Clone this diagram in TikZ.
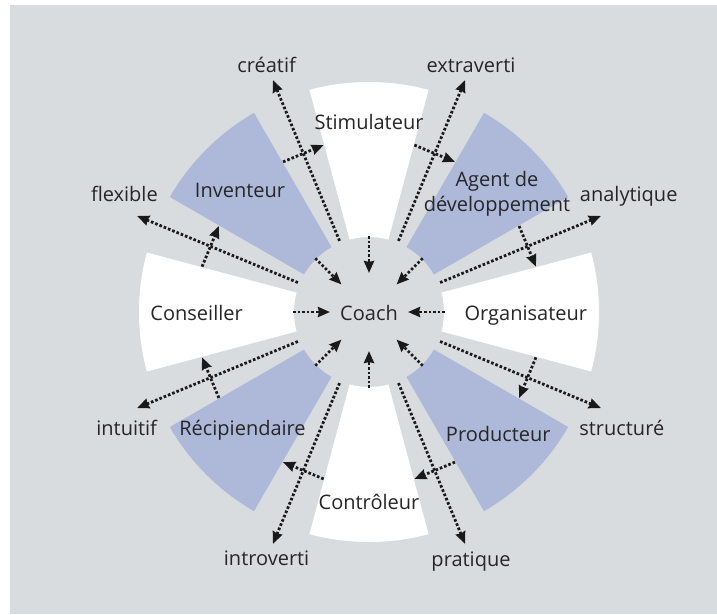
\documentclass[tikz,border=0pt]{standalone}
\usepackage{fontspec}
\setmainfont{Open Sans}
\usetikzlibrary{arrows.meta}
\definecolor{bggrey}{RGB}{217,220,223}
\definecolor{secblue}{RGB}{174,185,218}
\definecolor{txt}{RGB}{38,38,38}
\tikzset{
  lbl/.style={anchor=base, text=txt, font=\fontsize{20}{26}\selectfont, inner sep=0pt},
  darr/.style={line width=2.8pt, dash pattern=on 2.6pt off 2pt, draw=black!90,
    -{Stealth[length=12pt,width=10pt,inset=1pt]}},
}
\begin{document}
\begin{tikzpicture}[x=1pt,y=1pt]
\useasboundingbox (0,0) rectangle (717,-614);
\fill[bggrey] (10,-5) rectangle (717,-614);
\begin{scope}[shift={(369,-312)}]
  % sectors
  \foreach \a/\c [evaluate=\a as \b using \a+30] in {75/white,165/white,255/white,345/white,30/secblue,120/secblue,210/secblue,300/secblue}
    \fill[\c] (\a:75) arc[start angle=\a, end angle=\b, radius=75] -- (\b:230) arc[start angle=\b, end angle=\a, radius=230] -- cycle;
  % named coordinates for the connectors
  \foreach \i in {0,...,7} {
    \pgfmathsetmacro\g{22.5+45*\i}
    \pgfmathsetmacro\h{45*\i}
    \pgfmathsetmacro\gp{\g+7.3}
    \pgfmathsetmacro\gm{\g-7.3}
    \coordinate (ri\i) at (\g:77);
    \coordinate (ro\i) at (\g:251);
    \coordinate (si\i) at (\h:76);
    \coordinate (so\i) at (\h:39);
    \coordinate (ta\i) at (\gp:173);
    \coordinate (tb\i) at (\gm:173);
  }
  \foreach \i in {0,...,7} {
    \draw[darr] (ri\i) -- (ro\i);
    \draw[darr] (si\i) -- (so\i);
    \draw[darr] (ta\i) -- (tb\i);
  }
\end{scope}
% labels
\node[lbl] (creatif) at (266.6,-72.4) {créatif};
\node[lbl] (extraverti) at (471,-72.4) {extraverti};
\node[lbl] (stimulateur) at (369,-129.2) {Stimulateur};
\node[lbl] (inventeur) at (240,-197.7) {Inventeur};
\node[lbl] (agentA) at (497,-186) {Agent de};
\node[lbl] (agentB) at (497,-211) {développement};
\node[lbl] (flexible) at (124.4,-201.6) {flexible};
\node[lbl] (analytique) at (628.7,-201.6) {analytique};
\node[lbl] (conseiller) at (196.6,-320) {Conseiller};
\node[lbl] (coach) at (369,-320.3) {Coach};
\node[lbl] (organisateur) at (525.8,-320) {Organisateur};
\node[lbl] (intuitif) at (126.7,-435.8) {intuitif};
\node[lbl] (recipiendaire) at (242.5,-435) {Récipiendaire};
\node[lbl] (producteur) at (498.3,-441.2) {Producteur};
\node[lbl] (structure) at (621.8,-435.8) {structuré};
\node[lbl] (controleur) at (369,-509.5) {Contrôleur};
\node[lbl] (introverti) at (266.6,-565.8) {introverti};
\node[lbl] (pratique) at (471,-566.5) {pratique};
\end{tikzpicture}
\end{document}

****************

Transcribe the full listing above exactly, with the images removed.

Clone this diagram in TikZ.
\documentclass[tikz,border=0pt]{standalone}
\usepackage{fontspec}
\setmainfont{Open Sans}
\usetikzlibrary{arrows.meta}
\definecolor{bggrey}{RGB}{217,220,223}
\definecolor{secblue}{RGB}{174,185,218}
\definecolor{txt}{RGB}{38,38,38}
\tikzset{
  lbl/.style={anchor=base, text=txt, font=\fontsize{20}{26}\selectfont, inner sep=0pt},
  darr/.style={line width=2.8pt, dash pattern=on 2.6pt off 2pt, draw=black!90,
    -{Stealth[length=12pt,width=10pt,inset=1pt]}},
}
\begin{document}
\begin{tikzpicture}[x=1pt,y=1pt]
\useasboundingbox (0,0) rectangle (717,-614);
\fill[bggrey] (10,-5) rectangle (717,-614);
\begin{scope}[shift={(369,-312)}]
  % sectors
  \foreach \a/\c [evaluate=\a as \b using \a+30] in {75/white,165/white,255/white,345/white,30/secblue,120/secblue,210/secblue,300/secblue}
    \fill[\c] (\a:75) arc[start angle=\a, end angle=\b, radius=75] -- (\b:230) arc[start angle=\b, end angle=\a, radius=230] -- cycle;
  % named coordinates for the connectors
  \foreach \i in {0,...,7} {
    \pgfmathsetmacro\g{22.5+45*\i}
    \pgfmathsetmacro\h{45*\i}
    \pgfmathsetmacro\gp{\g+7.3}
    \pgfmathsetmacro\gm{\g-7.3}
    \coordinate (ri\i) at (\g:77);
    \coordinate (ro\i) at (\g:251);
    \coordinate (si\i) at (\h:76);
    \coordinate (so\i) at (\h:39);
    \coordinate (ta\i) at (\gp:173);
    \coordinate (tb\i) at (\gm:173);
  }
  \foreach \i in {0,...,7} {
    \draw[darr] (ri\i) -- (ro\i);
    \draw[darr] (si\i) -- (so\i);
    \draw[darr] (ta\i) -- (tb\i);
  }
\end{scope}
% labels
\node[lbl] (creatif) at (266.6,-72.4) {créatif};
\node[lbl] (extraverti) at (471,-72.4) {extraverti};
\node[lbl] (stimulateur) at (369,-129.2) {Stimulateur};
\node[lbl] (inventeur) at (240,-197.7) {Inventeur};
\node[lbl] (agentA) at (497,-186) {Agent de};
\node[lbl] (agentB) at (497,-211) {développement};
\node[lbl] (flexible) at (124.4,-201.6) {flexible};
\node[lbl] (analytique) at (628.7,-201.6) {analytique};
\node[lbl] (conseiller) at (196.6,-320) {Conseiller};
\node[lbl] (coach) at (369,-320.3) {Coach};
\node[lbl] (organisateur) at (525.8,-320) {Organisateur};
\node[lbl] (intuitif) at (126.7,-435.8) {intuitif};
\node[lbl] (recipiendaire) at (242.5,-435) {Récipiendaire};
\node[lbl] (producteur) at (498.3,-441.2) {Producteur};
\node[lbl] (structure) at (621.8,-435.8) {structuré};
\node[lbl] (controleur) at (369,-509.5) {Contrôleur};
\node[lbl] (introverti) at (266.6,-565.8) {introverti};
\node[lbl] (pratique) at (471,-566.5) {pratique};
\end{tikzpicture}
\end{document}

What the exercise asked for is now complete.